Scientific classification
- Kingdom: Plantae
- Clade: Tracheophytes
- Clade: Angiosperms
- Clade: Eudicots
- Order: Proteales
- Family: Proteaceae
- Genus: Aulax
- Species: A. pallasia
- Binomial name: Aulax pallasia Stapf

= Aulax pallasia =

- Genus: Aulax
- Species: pallasia
- Authority: Stapf
- Conservation status: LC

Species of flowering shrub

Aulax pallasia, the needle-leaf featherbush, is a species of shrub in the genus Aulax. It is native to the Western Cape, South Africa.

==Description==
The shrub grows upright with a single stem and grows up to 3.0 m tall. There are few twigs on the trunk. The plant sprouts again after a fire.

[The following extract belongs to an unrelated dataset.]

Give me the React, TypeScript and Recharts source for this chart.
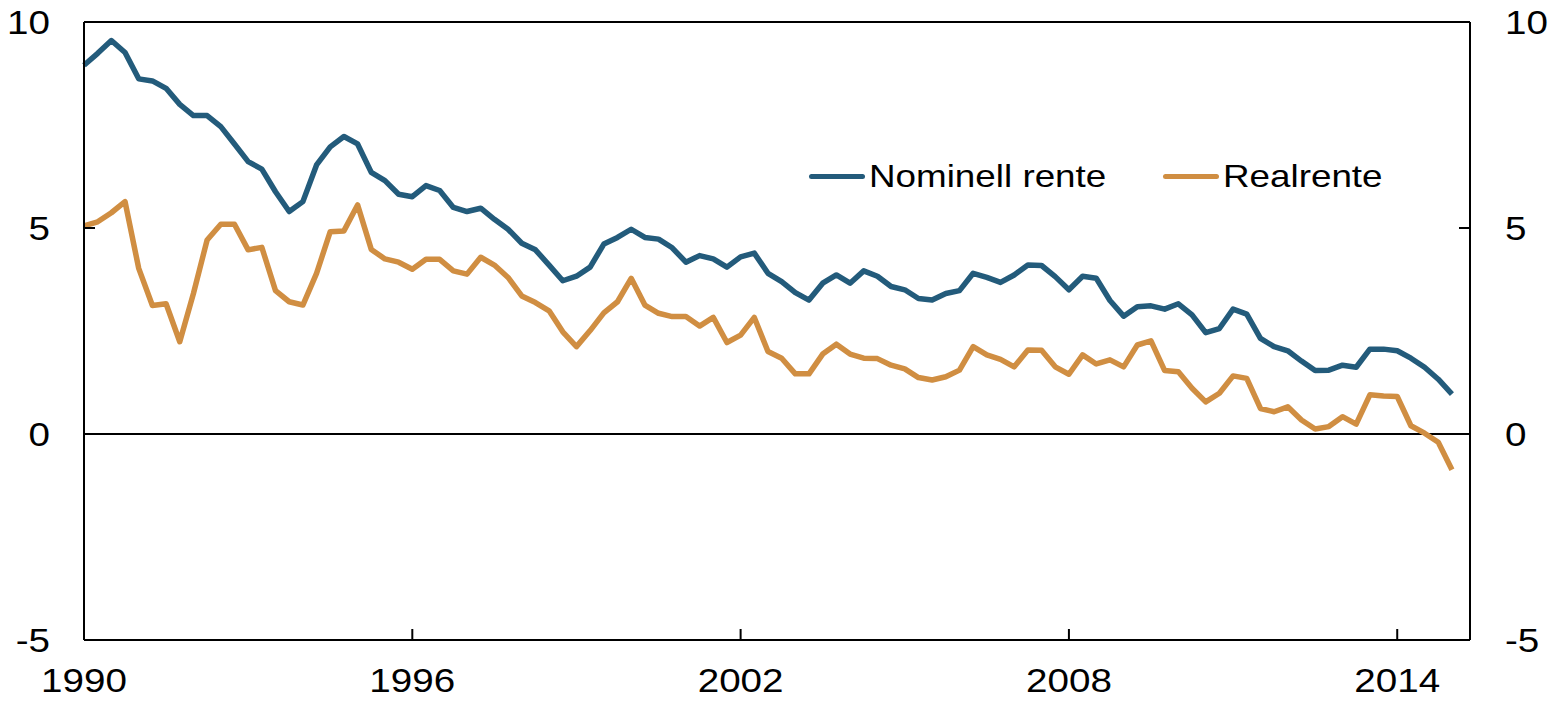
import { LineChart, Line, XAxis, YAxis, ReferenceLine } from 'recharts';

// Quarterly series, 1990 Q1 - 2015 Q1
const startYear = 1990;

const nominell = [
  8.95, 9.24, 9.55, 9.26, 8.62, 8.57, 8.39, 8.0, 7.73, 7.73,
  7.46, 7.04, 6.61, 6.43, 5.88, 5.4, 5.64, 6.53, 6.97, 7.22,
  7.04, 6.35, 6.15, 5.82, 5.76, 6.03, 5.91, 5.5, 5.4, 5.48,
  5.21, 4.97, 4.63, 4.47, 4.1, 3.72, 3.83, 4.05, 4.61, 4.77,
  4.97, 4.77, 4.73, 4.52, 4.17, 4.33, 4.25, 4.05, 4.3, 4.39,
  3.9, 3.7, 3.43, 3.25, 3.66, 3.86, 3.66, 3.96, 3.83, 3.58,
  3.5, 3.29, 3.25, 3.41, 3.48, 3.9, 3.8, 3.68, 3.86, 4.1,
  4.09, 3.82, 3.5, 3.83, 3.78, 3.24, 2.86, 3.09, 3.11, 3.03,
  3.16, 2.89, 2.46, 2.56, 3.03, 2.91, 2.32, 2.12, 2.02, 1.77,
  1.54, 1.55, 1.67, 1.62, 2.06, 2.06, 2.02, 1.84, 1.62, 1.33,
  0.97,
];

const realrente = [
  5.05, 5.15, 5.37, 5.64, 4.02, 3.12, 3.16, 2.24, 3.41, 4.71,
  5.09, 5.09, 4.47, 4.53, 3.48, 3.21, 3.13, 3.9, 4.91, 4.93,
  5.56, 4.48, 4.25, 4.17, 4.0, 4.24, 4.24, 3.96, 3.88, 4.29,
  4.1, 3.8, 3.35, 3.19, 2.99, 2.48, 2.12, 2.51, 2.94, 3.21,
  3.78, 3.13, 2.93, 2.85, 2.85, 2.62, 2.83, 2.22, 2.4, 2.83,
  2.0, 1.84, 1.46, 1.46, 1.94, 2.18, 1.94, 1.84, 1.83, 1.67,
  1.58, 1.37, 1.31, 1.39, 1.55, 2.12, 1.92, 1.81, 1.63, 2.04,
  2.03, 1.63, 1.45, 1.92, 1.7, 1.8, 1.63, 2.16, 2.26, 1.54,
  1.51, 1.11, 0.78, 0.99, 1.41, 1.35, 0.62, 0.54, 0.66, 0.34,
  0.12, 0.18, 0.42, 0.24, 0.95, 0.92, 0.91, 0.2, 0.02, -0.2,
  -0.87,
];

const xTicks = [1990, 1996, 2002, 2008, 2014];
const yTicks = [-5, 0, 5, 10];

const BLUE = '#235b7b';
const ORANGE = '#d08e42';
const FONT = '"Liberation Sans", Arial, sans-serif';

const data = nominell.map((v, i) => ({
  t: startYear + i / 4,
  nominell: v,
  real: realrente[i],
}));

// tick labels in the original look slightly wide, so stretch them a bit
function StretchedTick(props: any) {
  const { x, y, payload, anchor, dy } = props;
  return (
    <text
      transform={`translate(${x},${y}) scale(1.17,1)`}
      textAnchor={anchor}
      dy={dy}
      fontSize={33}
      fontFamily={FONT}
      fill="#000"
    >
      {payload.value}
    </text>
  );
}

function ChartLegend() {
  const items = [
    { label: 'Nominell rente', color: BLUE, width: 354 },
    { label: 'Realrente', color: ORANGE, width: 230 },
  ];
  return (
    <div style={{ position: 'absolute', left: 809, top: 158, display: 'flex', alignItems: 'center' }}>
      {items.map((it) => (
        <div key={it.label} style={{ display: 'flex', alignItems: 'center', width: it.width }}>
          <span
            style={{
              display: 'inline-block',
              width: 56,
              height: 5,
              borderRadius: 3,
              background: it.color,
              marginRight: 4,
            }}
          />
          <span
            style={{
              display: 'inline-block',
              fontSize: 32,
              fontFamily: FONT,
              color: '#000',
              transform: 'scaleX(1.15)',
              transformOrigin: 'left center',
              whiteSpace: 'nowrap',
              lineHeight: '36px',
            }}
          >
            {it.label}
          </span>
        </div>
      ))}
    </div>
  );
}

export default function App() {
  return (
    <div style={{ position: 'absolute', left: 0, top: 0, width: 1553, height: 701, background: '#fff' }}>
      <LineChart width={1553} height={701} data={data} margin={{ top: 22, right: 0, left: 0, bottom: 0 }}>
        <XAxis
          dataKey="t"
          type="number"
          domain={[1990, 2015.33]}
          ticks={xTicks}
          height={61}
          axisLine={{ stroke: '#000', strokeWidth: 2 }}
          tickLine={{ stroke: '#000', strokeWidth: 2 }}
          tickSize={-11}
          tickMargin={11}
          tick={(p: any) => <StretchedTick {...p} anchor="middle" dy={52} />}
          interval={0}
        />
        <YAxis
          yAxisId="left"
          domain={[-5, 10]}
          ticks={yTicks}
          width={84}
          axisLine={{ stroke: '#000', strokeWidth: 2 }}
          tickLine={{ stroke: '#000', strokeWidth: 2 }}
          tickSize={-11}
          tickMargin={45}
          tick={(p: any) => <StretchedTick {...p} anchor="end" dy={12} />}
          interval={0}
        />
        <YAxis
          yAxisId="right"
          orientation="right"
          domain={[-5, 10]}
          ticks={yTicks}
          width={83}
          axisLine={{ stroke: '#000', strokeWidth: 2 }}
          tickLine={{ stroke: '#000', strokeWidth: 2 }}
          tickSize={-11}
          tickMargin={46}
          tick={(p: any) => <StretchedTick {...p} anchor="start" dy={12} />}
          interval={0}
        />
        <ReferenceLine yAxisId="left" y={10} stroke="#000" strokeWidth={2} />
        <ReferenceLine yAxisId="left" y={0} stroke="#000" strokeWidth={2} />
        <Line
          yAxisId="left"
          type="linear"
          dataKey="nominell"
          stroke={BLUE}
          strokeWidth={5.5}
          strokeLinejoin="round"
          dot={false}
          isAnimationActive={false}
        />
        {/* same scale as the left axis; bound to the right axis so it gets ticks */}
        <Line
          yAxisId="right"
          type="linear"
          dataKey="real"
          stroke={ORANGE}
          strokeWidth={5.5}
          strokeLinejoin="round"
          dot={false}
          isAnimationActive={false}
        />
      </LineChart>
      <ChartLegend />
    </div>
  );
}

The plant is bisexual and male and female flowers grow on different plants. The plants bloom from January to April. It is pollinated by a variety of insect species. Female flowers dry out and form a woody shell in which the seeds are formed and preserved. The seeds are spread by the wind.

In Afrikaans, it known as Naaldblaarkanariebos.

==Distribution and habitat==
The plant is widespread. It occurs from Piketberg and Koue Bokkeveldberg to Hottentots Hollandberg and Groenlandberg to the middle of the Langeberg and the Riviersonderendberg. It grows in mountainous environments in sandstone soil at altitudes of 800 to 2000 m.